School in Cochise County, Arizona

Bisbee High School is a high school in Bisbee, Arizona, United States. It is part of the Bisbee Unified School District, which also operates an elementary school and a junior high school. The high school runs on a four-day school week.

== Old Bisbee High School ==
The old Bisbee High School is at 100 Old Douglas Road, Bisbee, AZ
Bisbee High School was designed by architect Norman F. Marsh and constructed in 1914. It housed around 450 students a year until closing in the late fifties after the construction of a new high school. The building is three stories and is noted for having a ground-level entrance on each floor. After closing as a high school, the building began to serve as offices for Cochise County, such as the district library, the health department for a time, and for elections, and adult probation services.

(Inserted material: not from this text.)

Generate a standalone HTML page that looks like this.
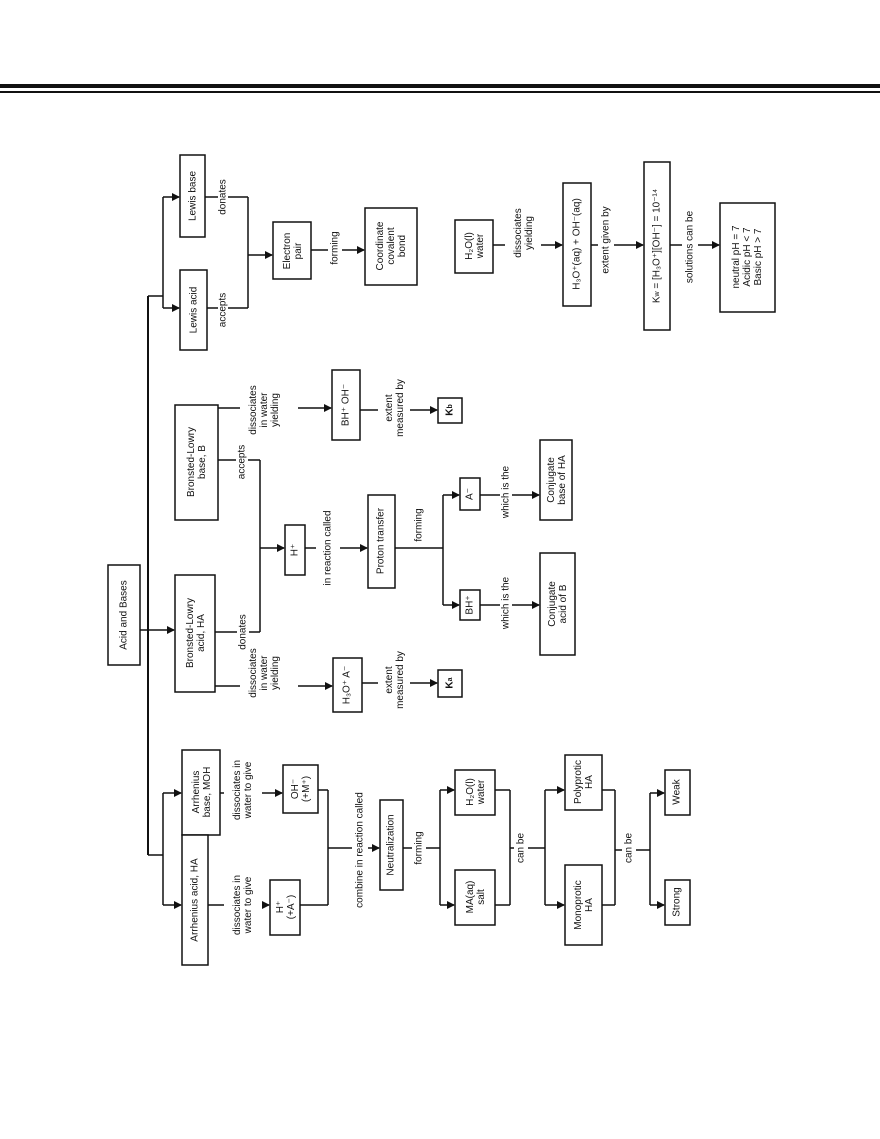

Today, the building is vacant and waiting to be renovated into an apartment complex. During some recent construction, the job supervisor was shot and killed by a disgruntled former employee outside the Old Bisbee High School. It appears the matter is still under investigation.

== New Bisbee High School ==
The current school was built in 1957/58 at 325 School Terrace Road, Bisbee, Arizona. The campus was designed by Edward L. Varney Associates of Phoenix. The construction contract to build the new campus was awarded to D. O. Norton & Son Construction Co. and Mullen Construction Co. both of Phoenix.